À cet égard enfin, il ne semble pas superflu de tenir compte du fait que presque un demi-siècle s’est écoulé depuis la conclusion du Concile Vatican II, et qu’au cours de ces décennies, quatre Pontifes romains se sont succédé sur la chaire de Pierre. En examinant le Magistère de ces Papes et l’adhésion que lui a donnée l’épiscopat, une éventuelle situation de difficulté devrait se changer en une adhésion sereine et joyeuse au Magistère, interprète authentique de la doctrine de la foi.
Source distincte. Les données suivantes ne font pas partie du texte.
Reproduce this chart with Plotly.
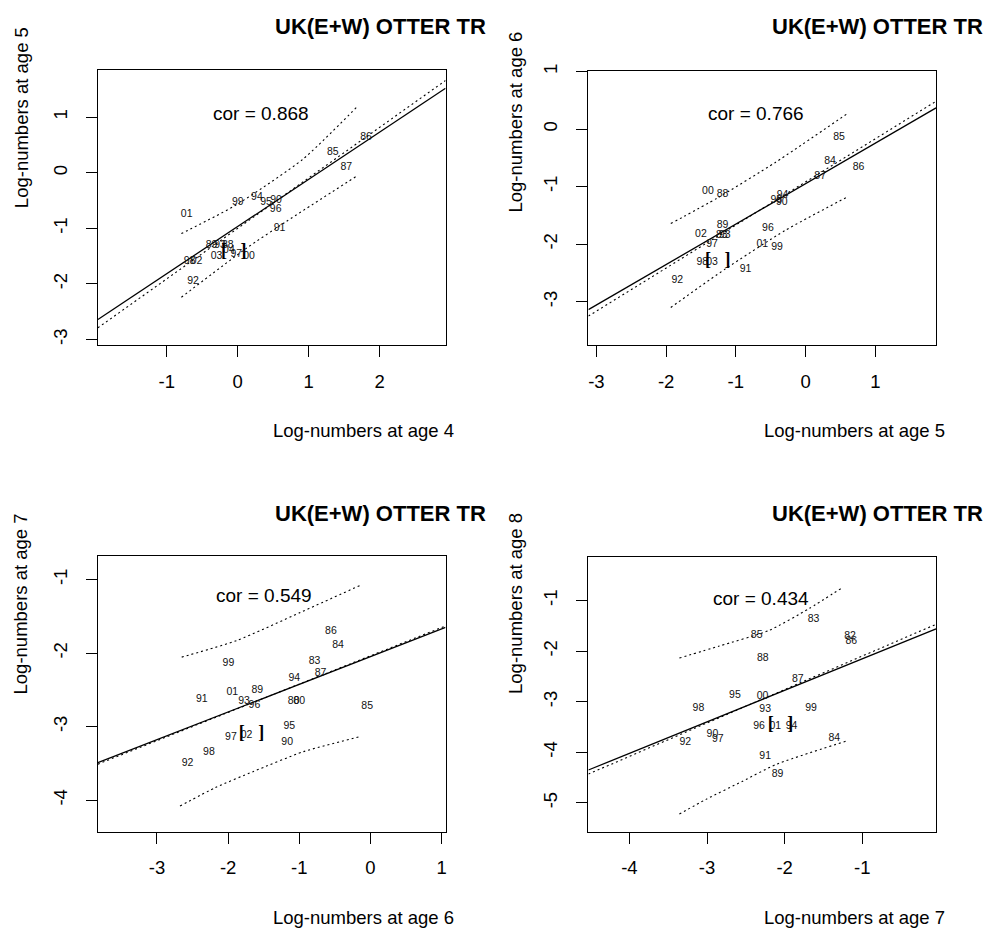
import plotly.graph_objects as go

W, H = 992, 931
FONT = "Liberation Sans, Arial, sans-serif"

# ---------------- Panel 1: age 4 vs age 5 ----------------
p1_years = ["86", "85", "87", "99", "01", "94", "95", "90", "96", "91", "89", "93", "88",
            "98", "02", "03", "97", "00", "92", "04"]
p1_x = [1.81, 1.34, 1.53, 0.00, -0.72, 0.27, 0.40, 0.54, 0.535, 0.59, -0.37, -0.25, -0.14,
        -0.68, -0.58, -0.30, -0.02, 0.16, -0.63, -0.125]
p1_y = [0.63, 0.36, 0.095, -0.54, -0.755, -0.44, -0.54, -0.50, -0.66, -1.005, -1.30, -1.30, -1.30,
        -1.60, -1.60, -1.50, -1.47, -1.51, -1.95, -1.39]
p1_bracket = (-0.056, -1.42)
p1_fit_x, p1_fit_y = [-1.972, 2.93], [-2.64, 1.52]
p1_alt_y = [-2.79, 1.66]
p1_up_x, p1_up_y = [-0.795, -0.02, 0.92, 1.69], [-1.095, -0.577, 0.245, 1.196]
p1_lo_x, p1_lo_y = [-0.795, 0.12, 0.686, 1.69], [-2.24, -1.36, -0.875, -0.05]
p1_cor = "cor = 0.868"
p1_xrange, p1_yrange = [-1.972, 2.93], [-3.107, 1.857]
p1_xticks, p1_yticks = [-1, 0, 1, 2], [-3, -2, -1, 0, 1]

# ---------------- Panel 2: age 5 vs age 6 ----------------
p2_years = ["85", "84", "86", "87", "00", "88", "94", "95", "90", "89", "02", "83", "93",
            "96", "97", "01", "99", "98", "91", "92", "03"]
p2_x = [0.48, 0.35, 0.76, 0.21, -1.40, -1.19, -0.33, -0.42, -0.34, -1.19, -1.50, -1.20, -1.16,
        -0.54, -1.34, -0.62, -0.41, -1.48, -0.86, -1.84, -1.34]
p2_y = [-0.15, -0.57, -0.67, -0.82, -1.09, -1.14, -1.16, -1.24, -1.28, -1.67, -1.83, -1.84, -1.85,
        -1.73, -2.00, -2.00, -2.06, -2.32, -2.43, -2.63, -2.31]
p2_bracket = (-1.26, -2.29)
p2_fit_x, p2_fit_y = [-3.114, 1.871], [-3.138, 0.367]
p2_alt_y = [-3.25, 0.483]
p2_up_x, p2_up_y = [-1.933, -1.267, -0.433, 0.614], [-1.643, -1.20, -0.58, 0.28]
p2_lo_x, p2_lo_y = [-1.933, -1.15, -0.29, 0.614], [-3.10, -2.43, -1.76, -1.17]
p2_cor = "cor = 0.766"
p2_xrange, p2_yrange = [-3.114, 1.871], [-3.76, 1.017]
p2_xticks, p2_yticks = [-3, -2, -1, 0, 1], [-3, -2, -1, 0, 1]

# ---------------- Panel 3: age 6 vs age 7 ----------------
p3_years = ["86", "84", "99", "83", "87", "94", "91", "01", "89", "93", "96", "88", "00",
            "85", "95", "97", "90", "98", "92", "02"]
p3_x = [-0.555, -0.455, -1.996, -0.785, -0.70, -1.07, -2.37, -1.94, -1.59, -1.775, -1.63, -1.08, -1.00,
        -0.045, -1.14, -1.96, -1.17, -2.27, -2.57, -1.74]
p3_y = [-1.71, -1.90, -2.135, -2.11, -2.28, -2.35, -2.63, -2.54, -2.51, -2.65, -2.71, -2.66, -2.66,
        -2.73, -2.99, -3.14, -3.21, -3.35, -3.50, -3.12]
p3_bracket = (-1.67, -3.10)
p3_fit_x, p3_fit_y = [-3.83, 1.056], [-3.49, -1.65]
p3_alt_y = [-3.51, -1.63]
p3_up_x, p3_up_y = [-2.652, -1.877, -0.986, -0.141], [-2.054, -1.828, -1.446, -1.077]
p3_lo_x, p3_lo_y = [-2.676, -2.18, -1.644, -0.94, -0.14], [-4.08, -3.83, -3.61, -3.34, -3.135]
p3_cor = "cor = 0.549"
p3_xrange, p3_yrange = [-3.83, 1.056], [-4.43, -0.676]
p3_xticks, p3_yticks = [-3, -2, -1, 0, 1], [-4, -3, -2, -1]

# ---------------- Panel 4: age 7 vs age 8 ----------------
p4_years = ["83", "85", "82", "86", "88", "87", "95", "00", "98", "93", "99", "96", "94",
            "90", "97", "92", "84", "91", "89", "01"]
p4_x = [-1.628, -2.36, -1.156, -1.14, -2.28, -1.83, -2.64, -2.285, -3.11, -2.25, -1.66, -2.33, -1.91,
        -2.93, -2.86, -3.28, -1.36, -2.25, -2.09, -2.12]
p4_y = [-1.38, -1.69, -1.71, -1.81, -2.14, -2.555, -2.87, -2.89, -3.13, -3.16, -3.13, -3.49, -3.49,
        -3.64, -3.74, -3.80, -3.73, -4.09, -4.44, -3.49]
p4_bracket = (-2.054, -3.445)
p4_fit_x, p4_fit_y = [-4.528, -0.049], [-4.35, -1.56]
p4_alt_y = [-4.43, -1.47]
p4_up_x, p4_up_y = [-3.356, -2.842, -2.198, -1.683, -1.255], [-2.137, -1.90, -1.59, -1.157, -0.745]
p4_lo_x, p4_lo_y = [-3.356, -3.013, -2.54, -2.11, -1.21], [-5.22, -4.93, -4.57, -4.24, -3.78]
p4_cor = "cor = 0.434"
p4_xrange, p4_yrange = [-4.528, -0.049], [-5.57, -0.137]
p4_xticks, p4_yticks = [-4, -3, -2, -1], [-5, -4, -3, -2, -1]

title_text = "UK(E+W) OTTER TR"
xlabels = ["Log-numbers at age 4", "Log-numbers at age 5", "Log-numbers at age 6", "Log-numbers at age 7"]
ylabels = ["Log-numbers at age 5", "Log-numbers at age 6", "Log-numbers at age 7", "Log-numbers at age 8"]

panels = [
    dict(years=p1_years, x=p1_x, y=p1_y, br=p1_bracket, fx=p1_fit_x, fy=p1_fit_y, ay=p1_alt_y,
         ux=p1_up_x, uy=p1_up_y, lx=p1_lo_x, ly=p1_lo_y, cor=p1_cor, xr=p1_xrange, yr=p1_yrange,
         xt=p1_xticks, yt=p1_yticks, box=(98, 446, 63, 341), corpos=(261, 107),
         title_r=488, title_y=20, ylab=(21, 111), xlab=(364, 427)),
    dict(years=p2_years, x=p2_x, y=p2_y, br=p2_bracket, fx=p2_fit_x, fy=p2_fit_y, ay=p2_alt_y,
         ux=p2_up_x, uy=p2_up_y, lx=p2_lo_x, ly=p2_lo_y, cor=p2_cor, xr=p2_xrange, yr=p2_yrange,
         xt=p2_xticks, yt=p2_yticks, box=(589, 937, 64, 341), corpos=(757, 107),
         title_r=986, title_y=20, ylab=(516, 116), xlab=(855, 427)),
    dict(years=p3_years, x=p3_x, y=p3_y, br=p3_bracket, fx=p3_fit_x, fy=p3_fit_y, ay=p3_alt_y,
         ux=p3_up_x, uy=p3_up_y, lx=p3_lo_x, ly=p3_lo_y, cor=p3_cor, xr=p3_xrange, yr=p3_yrange,
         xt=p3_xticks, yt=p3_yticks, box=(98, 446, 553, 831), corpos=(264, 593),
         title_r=488, title_y=510, ylab=(21, 601), xlab=(364, 917)),
    dict(years=p4_years, x=p4_x, y=p4_y, br=p4_bracket, fx=p4_fit_x, fy=p4_fit_y, ay=p4_alt_y,
         ux=p4_up_x, uy=p4_up_y, lx=p4_lo_x, ly=p4_lo_y, cor=p4_cor, xr=p4_xrange, yr=p4_yrange,
         xt=p4_xticks, yt=p4_yticks, box=(589, 937, 554, 831), corpos=(762, 596),
         title_r=986, title_y=510, ylab=(516, 601), xlab=(855, 917)),
]

fig = go.Figure()
annotations = []
DOT = "2px,3px"

for i, p in enumerate(panels):
    n = "" if i == 0 else str(i + 1)
    xa, ya = "x" + n, "y" + n
    fig.add_trace(go.Scatter(x=p["fx"], y=p["fy"], mode="lines", xaxis=xa, yaxis=ya,
                             line=dict(color="black", width=1.3), showlegend=False, hoverinfo="skip"))
    fig.add_trace(go.Scatter(x=p["fx"], y=p["ay"], mode="lines", xaxis=xa, yaxis=ya,
                             line=dict(color="black", width=1.1, dash=DOT), showlegend=False, hoverinfo="skip"))
    for bx, by in ((p["ux"], p["uy"]), (p["lx"], p["ly"])):
        fig.add_trace(go.Scatter(x=bx, y=by, mode="lines", xaxis=xa, yaxis=ya,
                                 line=dict(color="black", width=1.1, dash=DOT, shape="spline", smoothing=0.6),
                                 showlegend=False, hoverinfo="skip"))
    fig.add_trace(go.Scatter(x=p["x"], y=p["y"], mode="text", text=p["years"], xaxis=xa, yaxis=ya,
                             textposition="middle center",
                             textfont=dict(family=FONT, size=10.5, color="#111"),
                             showlegend=False, hoverinfo="skip"))
    fig.add_trace(go.Scatter(x=[p["br"][0]], y=[p["br"][1]], mode="text",
                             text=["<b>[\u00a0\u00a0\u00a0]</b>"], xaxis=xa, yaxis=ya,
                             textposition="middle center",
                             textfont=dict(family="Liberation Serif, Times New Roman, serif", size=18, color="black"),
                             showlegend=False, hoverinfo="skip"))

    l, r, t, b = p["box"]
    axcommon = dict(showline=True, mirror=True, linecolor="black", linewidth=1,
                    ticks="outside", ticklen=11, tickwidth=1, tickcolor="black",
                    showgrid=False, zeroline=False,
                    tickfont=dict(family=FONT, size=18.5, color="black"))
    fig.update_layout(**{
        ("xaxis" + n): dict(domain=[l / W, r / W], range=p["xr"], anchor=ya,
                            tickvals=p["xt"], ticktext=[str(v) for v in p["xt"]],
                            ticklabelstandoff=8, **axcommon),
        ("yaxis" + n): dict(domain=[1 - b / H, 1 - t / H], range=p["yr"], anchor=xa,
                            tickvals=p["yt"], ticktext=[str(v) for v in p["yt"]],
                            tickangle=-90, ticklabelstandoff=12, **axcommon),
    })

    annotations.append(dict(text="<b>" + title_text + "</b>", xref="paper", yref="paper",
                            x=p["title_r"] / W, y=1 - p["title_y"] / H, xanchor="right", yanchor="middle",
                            showarrow=False, font=dict(family=FONT, size=22, color="black")))
    annotations.append(dict(text=ylabels[i], xref="paper", yref="paper", textangle=-90,
                            x=p["ylab"][0] / W, y=1 - p["ylab"][1] / H, xanchor="center", yanchor="middle",
                            showarrow=False, font=dict(family=FONT, size=18.5, color="black")))
    annotations.append(dict(text=xlabels[i], xref="paper", yref="paper",
                            x=p["xlab"][0] / W, y=1 - p["xlab"][1] / H, xanchor="center", yanchor="middle",
                            showarrow=False, font=dict(family=FONT, size=18.5, color="black")))
    annotations.append(dict(text=p["cor"], xref="paper", yref="paper",
                            x=p["corpos"][0] / W, y=1 - p["corpos"][1] / H, xanchor="center", yanchor="middle",
                            showarrow=False, font=dict(family=FONT, size=19, color="black")))

fig.update_layout(width=W, height=H, margin=dict(l=0, r=0, t=0, b=0),
                  paper_bgcolor="white", plot_bgcolor="white",
                  annotations=annotations, showlegend=False)

fig.write_html("out.html", config={"displayModeBar": False},
               post_script="document.body.style.margin='0px';document.body.style.overflow='hidden';")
Cela devrait être possible et souhaitable, même s’il devait subsister des aspects que la raison ne saisit pas pleinement, en laissant toutefois la place à des espaces légitimes de liberté théologique pour un travail d’approfondissement toujours opportun. Comme l’a récemment écrit Benoît XVI, « les contenus essentiels qui depuis des siècles constituent le patrimoine de tous les croyants ont besoin d’être confirmés, compris et approfondis de manière toujours nouvelle afin de donner un témoignage cohérent dans des conditions historiques différentes du passé » (Benoît XVI, Motu proprio Porta fidei, n° 4).